North Dakotans plan expedition to celebrate Lincoln’s Norway tie

This historic photo shows Gov. Louis Hanna and Smith Stimmel in front of the Abraham Lincoln statue in Oslo, Norway, The photo was contributed by Gustav and Dorthea Renden.

This historic photo shows Gov. Louis Hanna and Smith Stimmel in front of the Abraham Lincoln statue in Oslo, Norway, The photo was contributed by Gustav and Dorthea Renden. Courtesy of Grand Forks Herald.

In the darkest days of World War II, their country occupied by Nazi Germany, Norwegians gathered in silent protest each July 4 around a statue of Abraham Lincoln in Oslo.

By Chuch Haga – GrandForksHerald.com

The large bust had been given to the people of Norway by the people of North Dakota in 1914 to mark the centennial of Norway’s adoption of a democratic constitution modeled partly on the U.S. Constitution.

“Thousands of Norwegians would gather around the statue, their heads bowed in silence and prayer,” said Rick Collin, communication and education director of the North Dakota Historical Society and coordinator of the state’s Lincoln Bicentennial observances. “Typically, the Germans forbade any public gatherings or demonstrations, but they did not halt this annual event.”

Lincoln was a ready symbol of liberty and love of country, Collin said. And in the difficult early days of the Civil War, he had turned his sights to how the reunified country might grow once the war was won — signing into law the Homestead Act of 1862, which enabled thousands of Norwegians to take up land in Dakota Territory.

This summer, 200 years since Lincoln’s birth, another expedition of North Dakotans will gather at the statue to celebrate the historic ties. Sponsored by North Dakota Horizons magazine, UND’s Nordic Initiative and Brekke Travel of Grand Forks, the commemorative tour will include visits to Sarpsborg, Grand Forks’ sister city in Norway, and the Western Norway Emigration Center near Bergen, where a prairie church from Brampton, N.D., has been reconstructed as a memorial to the emigrants and their faith.

The schedule also includes a reception at the American Embassy in Oslo, an Independence Day celebration by the Lincoln statue and a visit to the Norwegian Emigrant Museum in Hamar, which includes a settler’s cabin donated by the people of Kindred, N.D. “The history of our connection is so interesting, and we’re trying with this to reconnect,” Char Brekke said.

A distinct people

Gov.

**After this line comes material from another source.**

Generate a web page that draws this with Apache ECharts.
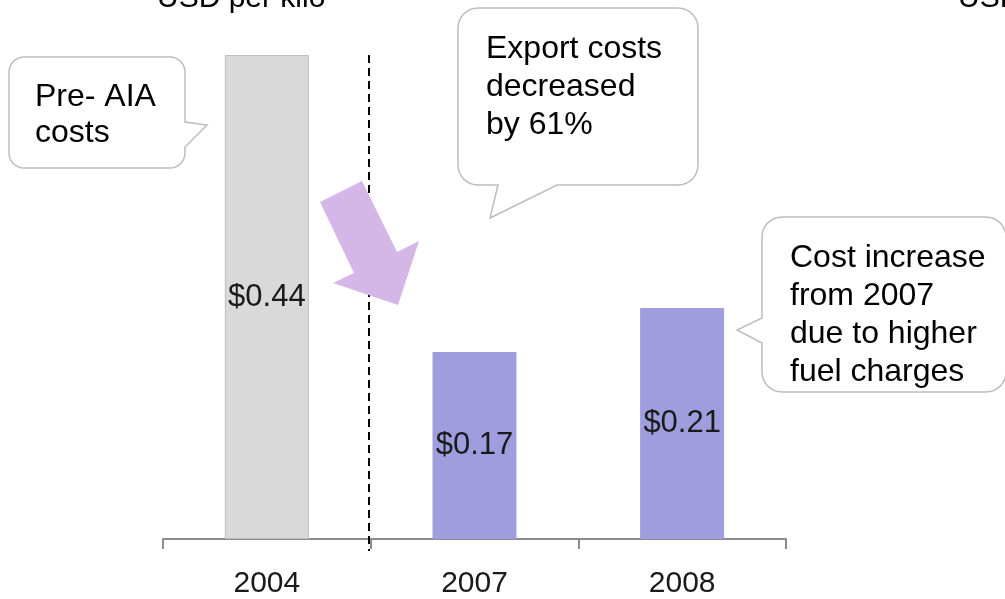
<!DOCTYPE html>
<html>
<head>
<meta charset="utf-8">
<style>
  html, body { margin: 0; padding: 0; background: #ffffff; }
  #chart { width: 1005px; height: 599px; }
</style>
<script src="https://cdn.jsdelivr.net/npm/echarts@6/dist/echarts.min.js"></script>
</head>
<body>
<div id="chart"></div>
<script>
// Export cost per kilo, by year
const years = ['2004', '2007', '2008'];
const costPerKilo = [0.44, 0.17, 0.21];
const barColors = ['#D9D9D9', '#9F9DDE', '#9F9DDE'];
const barBorders = ['#BDBDBD', '#9F9DDE', '#9F9DDE'];

const unitTitle = 'USD per kilo';
const noteBefore = 'Pre- AIA\ncosts';
const noteDrop = 'Export costs\ndecreased\nby 61%';
const noteRise = 'Cost increase\nfrom 2007\ndue to higher\nfuel charges';

const FONT = '"Liberation Sans", Arial, Helvetica, sans-serif';

const chart = echarts.init(document.getElementById('chart'), null, { renderer: 'canvas' });

chart.setOption({
  animation: false,
  backgroundColor: '#ffffff',
  grid: { left: 163, right: 219, top: 55, bottom: 60, containLabel: false },
  xAxis: {
    type: 'category',
    data: years,
    axisLine: { show: true, lineStyle: { color: '#8C8C8C', width: 2 } },
    axisTick: { show: true, inside: false, length: 10, alignWithLabel: false,
      lineStyle: { color: '#8C8C8C', width: 2 } },
    axisLabel: { margin: 30, color: '#1a1a1a', fontSize: 30, fontFamily: FONT },
    splitLine: { show: false }
  },
  yAxis: {
    type: 'value',
    min: 0,
    max: 0.44,
    show: false,
    splitLine: { show: false }
  },
  series: [{
    type: 'bar',
    barWidth: 84,
    data: costPerKilo.map((v, i) => ({
      value: v,
      itemStyle: { color: barColors[i], borderColor: barBorders[i], borderWidth: 1 }
    })),
    label: {
      show: true,
      position: 'inside',
      formatter: p => '$' + p.value.toFixed(2),
      color: '#1a1a1a',
      fontSize: 31,
      fontFamily: FONT
    }
  }]
});

// Points along a quarter arc, used for the rounded bubble corners
function corner(cx, cy, r, a0, a1) {
  const pts = [];
  const n = 8;
  for (let i = 0; i <= n; i++) {
    const a = a0 + (a1 - a0) * i / n;
    pts.push([cx + r * Math.cos(a), cy + r * Math.sin(a)]);
  }
  return pts;
}

// Speech bubble outline: rounded box with a pointed tail on one side (clockwise)
function bubblePoints(x, y, w, h, r, tail) {
  const R = x + w, B = y + h, P = Math.PI;
  let pts = [];
  pts = pts.concat(corner(R - r, y + r, r, -P / 2, 0));          // top-right
  if (tail.side === 'right') pts.push([R, tail.a], tail.tip, [R, tail.b]);
  pts = pts.concat(corner(R - r, B - r, r, 0, P / 2));            // bottom-right
  if (tail.side === 'bottom') pts.push([tail.b, B], tail.tip, [tail.a, B]);
  pts = pts.concat(corner(x + r, B - r, r, P / 2, P));            // bottom-left
  if (tail.side === 'left') pts.push([x, tail.b], tail.tip, [x, tail.a]);
  pts = pts.concat(corner(x + r, y + r, r, P, 1.5 * P));          // top-left
  return pts;
}

function bubble(x, y, w, h, r, tail) {
  return {
    type: 'polygon',
    shape: { points: bubblePoints(x, y, w, h, r, tail) },
    style: { fill: '#ffffff', stroke: '#BDBDBD', lineWidth: 1.5 },
    z: 10
  };
}

function noteText(text, x, y, lh) {
  return {
    type: 'text',
    x: x, y: y,
    style: { text: text, font: `32px ${FONT}`, fill: '#000000', lineHeight: lh, verticalAlign: 'top', align: 'left' },
    z: 11
  };
}

function drawAnnotations() {
  // divider between the pre- and post- periods, anchored to the axis scale
  const c0 = chart.convertToPixel({ xAxisIndex: 0 }, years[0]);
  const c1 = chart.convertToPixel({ xAxisIndex: 0 }, years[1]);
  const divX = Math.round((c0 + c1) / 2) - 2;
  const topY = chart.convertToPixel({ yAxisIndex: 0 }, costPerKilo[0]);
  const baseY = chart.convertToPixel({ yAxisIndex: 0 }, 0);

  chart.setOption({
    graphic: [
      {
        type: 'line',
        shape: { x1: divX, y1: topY, x2: divX, y2: baseY + 12 },
        style: { stroke: '#000000', lineWidth: 2, lineDash: [8, 5] },
        z: 5
      },
      // downward arrow from the 2004 level toward 2007
      {
        type: 'polygon',
        shape: { points: [[320, 202], [362, 181], [397, 252], [419, 241], [398, 305], [333, 283], [354, 273]] },
        style: { fill: '#D4B6E7' },
        z: 6
      },
      bubble(9, 57, 176, 111, 15, { side: 'right', a: 122, b: 147, tip: [207, 125] }),
      noteText(noteBefore, 35, 79, 36),
      bubble(458, 8, 240, 177, 20, { side: 'bottom', a: 498, b: 557, tip: [490, 218] }),
      noteText(noteDrop, 486, 30, 38),
      bubble(762, 217, 244, 175, 20, { side: 'left', a: 318, b: 343, tip: [737, 330] }),
      noteText(noteRise, 790, 239, 38),
      // unit captions
      {
        type: 'text', x: 157, y: -1,
        style: { text: unitTitle, font: `30px ${FONT}`, fill: '#000000', verticalAlign: 'middle', align: 'left' }
      },
      {
        type: 'text', x: 958, y: -1,
        style: { text: unitTitle, font: `30px ${FONT}`, fill: '#000000', verticalAlign: 'middle', align: 'left' }
      }
    ]
  });
}

drawAnnotations();
</script>
</body>
</html>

Louis B. Hanna led the first delegation, which included Grand Forks Herald founder and editor, George B. Winship, and immigrant Walsh County homesteaders Haakon and Elise Skjerven. The Skjervens’ son, William, carried the U.S. flag during July 4 ceremonies by the bust in Oslo’s Frogner Park.

“Among the distinct people who have come to North Dakota from Europe, there are nearly a third of the state’s residents who came directly from Norway or are the children of Norwegian parents,” Hanna said at the dedication. “They built the towns and during the years they have done their share in building and making North Dakota an outstanding state.”

According to a translation of contemporary Norwegian newspaper accounts, Hanna noted that during the American Civil War, a Union regiment from Wisconsin, “comprised exclusively of Scandinavians and mostly Norwegians, has one of the most honorable records of any regiment … that took part in the war.”

Gov. Hanna’s idea

In a time before junkets became common, Hanna was away for six weeks — skipping the 1914 primary election, where he was re-nominated. After Norway, he and the others also visited Sweden, Denmark and — just weeks before the outbreak of World War I — Germany and England, hoping to promote immigration to North Dakota.

Hanna, a native of Pennsylvania, had visited the battlefield at Gettysburg in 1913, Collin said. “He saw a bust of Lincoln there, and he knew that people in North Dakota and Norway would see in Lincoln a symbol of equality, independence and equal opportunity.”

At the governor’s suggestion, the Legislature had appropriated money to commission the bust of Lincoln by Valley City, N.D., sculptor Paul Fjelde, who was just 21 at the time. (A replica sculpture stands on the grounds outside the Traill County Courthouse in Hillsboro, N.D.)

Thousands of people joined in the dedication in Frogner Park, and many thousands more jammed streets outside the Storting, Norway’s parliament, to help the Americans celebrate their Independence Day.

Estimates at the time put the number of Norwegian-Americans visiting their homeland that July at 20,000.

The turnout at this year’s festivities won’t be in that neighborhood, but Brekke said it will include David Skjerven, grandson of the 1914 flag bearer, who as a child growing up in Park River, N.D., heard stories of that event from his grandfather. A grandson of sculptor Fjelde also plans to attend, as does former Vice President Walter Mondale, Brekke said.